While Gurria noted that coal might be cheaper than other energy sources he warned that governments are not factoring in long-term costs and impacts. The OECD also points out that if climate change targets are to be met many of the coal plants being built today may have to be shut down before the end of their economic lifetimes.
Speaking at a lecture hosted by the London School of Economics and Aviva Investors, Gurria said, “Coal is not cheap. Or at least, it is only cheaper if you ignore all the costs it imposes. It causes a number of environmental problems including significant land disturbance, contamination of water sources, air pollution, damage to ecosystems, and dust and noise pollution.
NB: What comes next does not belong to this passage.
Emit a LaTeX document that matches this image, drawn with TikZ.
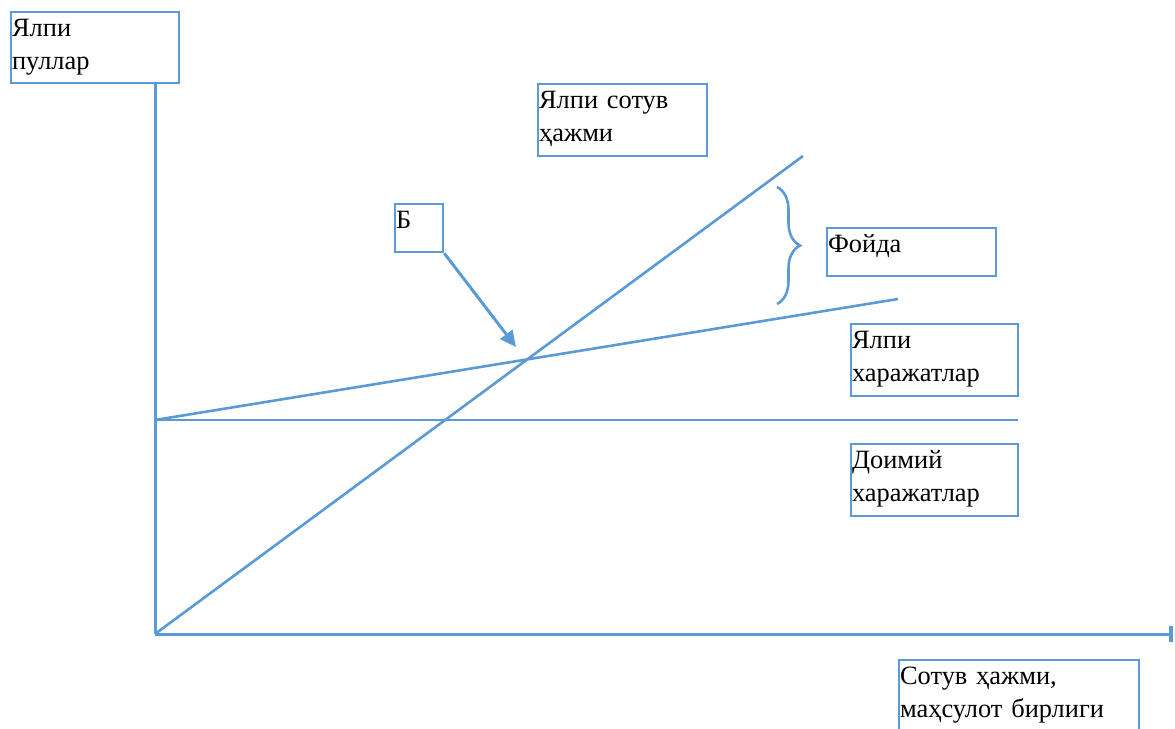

“Governments need to be seriously sceptical about whether coal provides a good deal for their citizens.”
If low-carbon alternatives are not affordable for some developing countries Gurria called on donor countries to mobilise finance to close the financial gap.
OECD data shows that coal burnt for electricity doubled between 1990 and 2013. Without new mitigation measures, coal generation is projected to emit more than 500 billion tonnes of carbon dioxide between now and 2050, which would eat up around half of the remaining carbon budget consistent with limiting global warming to 2C.
During his speech Gurria also stated that countries’ contributions to emissions reductions post-2020 are not consistent with meeting the 2C target. The comments come ahead of the COP21 UN summit, where it is hoped an ambitious climate change treaty can be agreed. However, Gurria called on governments to go further in order to ensure success.
He commented, “The mitigation contributions currently tabled by countries do not get us to where we need to be by 2030. Calling something a process doesn’t guarantee an outcome. We have been in a process for over 20 years and so far the commitments simply don’t add up.”